The PAR Main Line runs 35 miles between Plaistow and Rollinsford, carrying the Amtrak Downeaster and freight traffic between Massachusetts and Maine. The line connects to the NH Northcoast Corporation, a subsidiary of Boston Sand & Gravel Company, which runs trains carrying mostly aggregates and some propane to Boston and beyond over 42 miles of track between Ossipee and Dover. A 3.5-mile branch runs between Portsmouth and Newington and a 10-mile branch from Portsmouth joins the main line at Newfields.

The NH Main Line stretches 40 miles from Nashua to Concord where it joins the Concord-Lincoln Line, 73 miles of track owned by the state. The 12-mile Hillsboro Branch runs between Nashua and Wilton, where it joins a state-owned line running to Bennington. The line is operated by the Milford-Bennington Railroad, which regularly carries aggregates quarried by Granite State Concrete in Wilton. The main line crosses the Massachusetts border and joins the Patriot Corridor at Ayer.

Impact on freight

New Hampshire’s rail plan, released in 2012, stressed that the NH Main Line offered “significant potential for shared passenger and freight use” while noting that the tracks also lie within the Federal Railroad Administration’s designated Boston-Montreal high-speed rail corridor.

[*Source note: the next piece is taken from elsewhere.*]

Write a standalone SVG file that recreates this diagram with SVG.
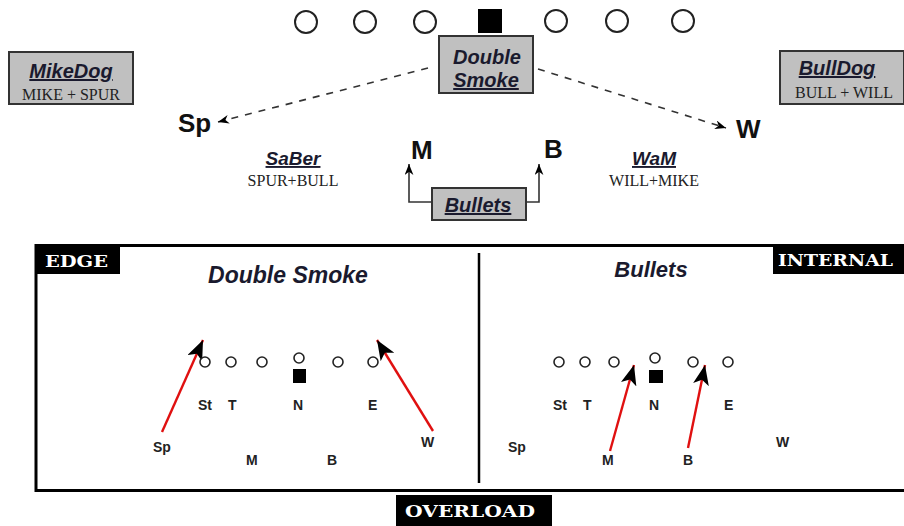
<svg xmlns="http://www.w3.org/2000/svg" width="904" height="526" viewBox="0 0 904 526">
<style>
.box{fill:#c0c0c0;stroke:#333;stroke-width:2}
.bi{font-family:"Liberation Sans",Arial,sans-serif;font-weight:bold;font-style:italic;fill:#1a1a2e;text-decoration:underline}
.ser{font-family:"Liberation Serif","Times New Roman",serif;font-size:16px;fill:#222}
.big{font-family:"Liberation Sans",Arial,sans-serif;font-weight:bold;font-size:26px;fill:#111}
.sm{font-family:"Liberation Sans",Arial,sans-serif;font-weight:bold;font-size:14px;fill:#222}
.tag{font-family:"DejaVu Serif",serif;font-weight:bold;font-size:17px;fill:#fff}
.oc{fill:#fff;stroke:#222;stroke-width:2}
.fc{fill:#fff;stroke:#222;stroke-width:1.6}
.dash{fill:none;stroke:#333;stroke-width:1.6;stroke-dasharray:7 7}
.red{stroke:#e01010;stroke-width:2.4;fill:none}
.conn{fill:none;stroke:#333;stroke-width:1.6}
.title{font-family:"Liberation Sans",Arial,sans-serif;font-weight:bold;font-style:italic;fill:#1a1a2e}
</style>
<defs>
<marker id="big" viewBox="0 0 20 16" refX="20" refY="8" markerWidth="20" markerHeight="16" markerUnits="userSpaceOnUse" orient="auto">
<path d="M0,0 L20,8 L0,16 L5,8 z" fill="#000"/>
</marker>
<marker id="small" viewBox="0 0 20 16" refX="20" refY="8" markerWidth="11" markerHeight="9" markerUnits="userSpaceOnUse" orient="auto">
<path d="M0,0 L20,8 L0,16 L6,8 z" fill="#000"/>
</marker>
</defs>
<rect width="904" height="526" fill="#fff"/>

<g id="offense-top">
<circle class="oc" cx="306" cy="22" r="11"/>
<circle class="oc" cx="365" cy="22" r="11"/>
<circle class="oc" cx="425" cy="22" r="11"/>
<rect x="478" y="9" width="24" height="24" fill="#000"/>
<circle class="oc" cx="556" cy="21" r="11"/>
<circle class="oc" cx="617" cy="21" r="11"/>
<circle class="oc" cx="683" cy="21" r="11"/>
</g>

<g id="connectors">
<path class="dash" d="M428,68 L218,122" marker-end="url(#small)"/>
<path class="dash" d="M538,69 L726,128" marker-end="url(#small)"/>
<path class="conn" d="M433,202 H409 V164" marker-end="url(#small)"/>
<path class="conn" d="M525,202 H539 V164" marker-end="url(#small)"/>
<path class="red" d="M162,432 L203,340" marker-end="url(#big)"/>
<path class="red" d="M433,431 L377,340" marker-end="url(#big)"/>
<path class="red" d="M610,451 L634,365" marker-end="url(#big)"/>
<path class="red" d="M688,448 L705,365" marker-end="url(#big)"/>
</g>

<g id="double-smoke-box">
<rect class="box" x="439" y="36" width="94" height="57"/>
<text class="title" x="487" y="64" font-size="20" text-anchor="middle">Double</text>
<text class="bi" x="486" y="87" font-size="20" text-anchor="middle">Smoke</text>
</g>

<g id="mikedog">
<rect class="box" x="9" y="52" width="124" height="52"/>
<text class="bi" x="71" y="78" font-size="20" text-anchor="middle">MikeDog</text>
<text class="ser" x="71" y="100" text-anchor="middle">MIKE + SPUR</text>
</g>

<g id="bulldog">
<rect class="box" x="780" y="51" width="124" height="53"/>
<text class="bi" x="837" y="75" font-size="20" text-anchor="middle">BullDog</text>
<text class="ser" x="844" y="98" text-anchor="middle">BULL + WILL</text>
</g>

<g id="sp-top"><text class="big" x="178" y="132">Sp</text></g>
<g id="w-top"><text class="big" x="736" y="138" font-size="27">W</text></g>
<g id="m-top"><text class="big" x="411" y="159">M</text></g>
<g id="b-top"><text class="big" x="544" y="158">B</text></g>

<g id="saber">
<text class="bi" x="293" y="165" font-size="19" text-anchor="middle">SaBer</text>
<text class="ser" x="293" y="186" text-anchor="middle">SPUR+BULL</text>
</g>
<g id="wam">
<text class="bi" x="654" y="165" font-size="19" text-anchor="middle">WaM</text>
<text class="ser" x="654" y="186" text-anchor="middle">WILL+MIKE</text>
</g>

<g id="bullets-box">
<rect class="box" x="432" y="188" width="94" height="32"/>
<text class="bi" x="478" y="212" font-size="20" text-anchor="middle">Bullets</text>
</g>

<g id="frame">
<rect x="36" y="245.5" width="872" height="245" fill="none" stroke="#000" stroke-width="3"/>
<line x1="479" y1="253" x2="479" y2="483" stroke="#000" stroke-width="2.5"/>
</g>

<g id="edge-tag">
<rect x="35" y="244" width="85" height="30" fill="#000"/>
<text class="tag" x="45" y="267" textLength="63" lengthAdjust="spacingAndGlyphs">EDGE</text>
</g>
<g id="internal-tag">
<rect x="773" y="247" width="131" height="27" fill="#000"/>
<text class="tag" x="778" y="266" textLength="115" lengthAdjust="spacingAndGlyphs">INTERNAL</text>
</g>
<g id="overload-tag">
<rect x="396" y="495" width="156" height="31" fill="#000"/>
<text class="tag" x="405" y="517" textLength="130" lengthAdjust="spacingAndGlyphs">OVERLOAD</text>
</g>

<g id="double-smoke-diagram">
<text class="title" x="288" y="283" font-size="23" text-anchor="middle">Double Smoke</text>
<circle class="fc" cx="205" cy="362" r="5"/>
<circle class="fc" cx="231" cy="362" r="5"/>
<circle class="fc" cx="262" cy="362" r="5"/>
<circle class="fc" cx="299" cy="358" r="5"/>
<circle class="fc" cx="338" cy="362" r="5"/>
<circle class="fc" cx="373" cy="362" r="5"/>
<rect x="293" y="369" width="13" height="14" fill="#000"/>
<text class="sm" x="198" y="410">St</text>
<text class="sm" x="228" y="410">T</text>
<text class="sm" x="293" y="410">N</text>
<text class="sm" x="368" y="410">E</text>
<text class="sm" x="153" y="452">Sp</text>
<text class="sm" x="246" y="465">M</text>
<text class="sm" x="327" y="465">B</text>
<text class="sm" x="421" y="447">W</text>
</g>

<g id="bullets-diagram">
<text class="title" x="651" y="277" font-size="22" text-anchor="middle">Bullets</text>
<circle class="fc" cx="559" cy="362" r="5"/>
<circle class="fc" cx="585" cy="362" r="5"/>
<circle class="fc" cx="614" cy="362" r="5"/>
<circle class="fc" cx="655" cy="358" r="5"/>
<circle class="fc" cx="693" cy="362" r="5"/>
<circle class="fc" cx="728" cy="362" r="5"/>
<rect x="649" y="370" width="14" height="13" fill="#000"/>
<text class="sm" x="553" y="410">St</text>
<text class="sm" x="583" y="410">T</text>
<text class="sm" x="649" y="410">N</text>
<text class="sm" x="724" y="410">E</text>
<text class="sm" x="508" y="452">Sp</text>
<text class="sm" x="602" y="465">M</text>
<text class="sm" x="683" y="465">B</text>
<text class="sm" x="776" y="447">W</text>
</g>
</svg>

More significantly, the line runs within the Capitol Corridor, the preferred route for extending passenger rail service from greater Boston to Nashua, Manchester and perhaps Concord.

The NHDOT prepared a preliminary study in 2014, and last year legislation was passed authorizing the state to apply toll credits to match federal funds to undertake a  thorough analysis of the engineering, environmental and financial aspects of the project.

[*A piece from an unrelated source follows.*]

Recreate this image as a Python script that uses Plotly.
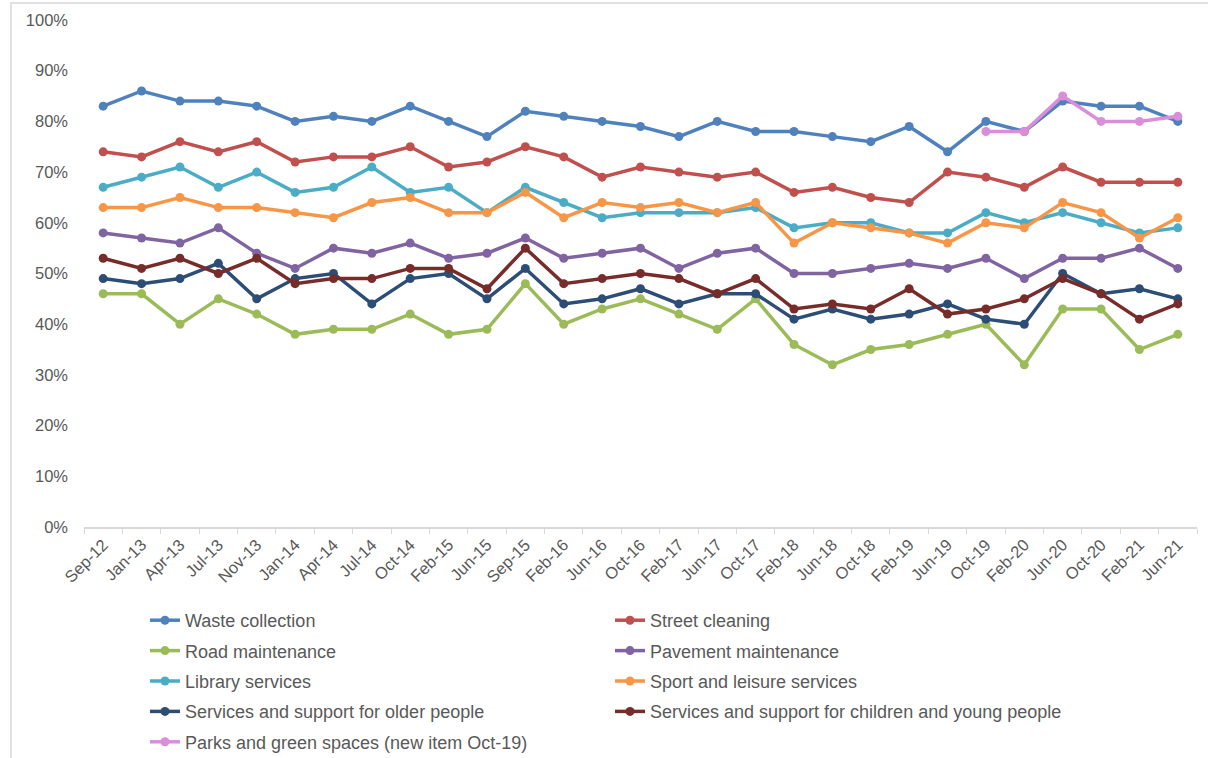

Change in ownership of the NH Main Line would play directly into the development of passenger rail service, including the financing of improving the trackage and signaling on the line.

New ownership is unlikely to have an appreciable impact on freight service in New Hampshire.

The Statewide Freight Plan, prepared for the NHDOT by a team of consultants led by Whitman, Requardt & Associates in 2019, found that through traffic is by far the largest share of freight service. Trains passing through the state carried 81% of the tonnage and 95% of the value of all rail freight, while inbound and outbound traffic accounted for 13% and 6% of the tonnage.

The plan projects outbound tonnage, primarily aggregates shipped by the Milford-Bennington and New Hampshire Northcoast railroads, to increase by 3% by 2040, and inbound tonnage to grow by 1%. Coal shipments on the NH Main Line to Merrimack Station in Bow, which accounted for half of all inbound tonnage in 2015, have steadily dwindled as the power plant increasingly operates sporadically, and with its future in doubt, possibly ceasing operations as soon as 2024.

So with such sparse demand for freight rail services, the impact of a sale of Pan Am rails in New Hampshire will likely be limited to the Capitol Corridor, where new ownership will play a part in the effort to return passenger service to the Merrimack Valley.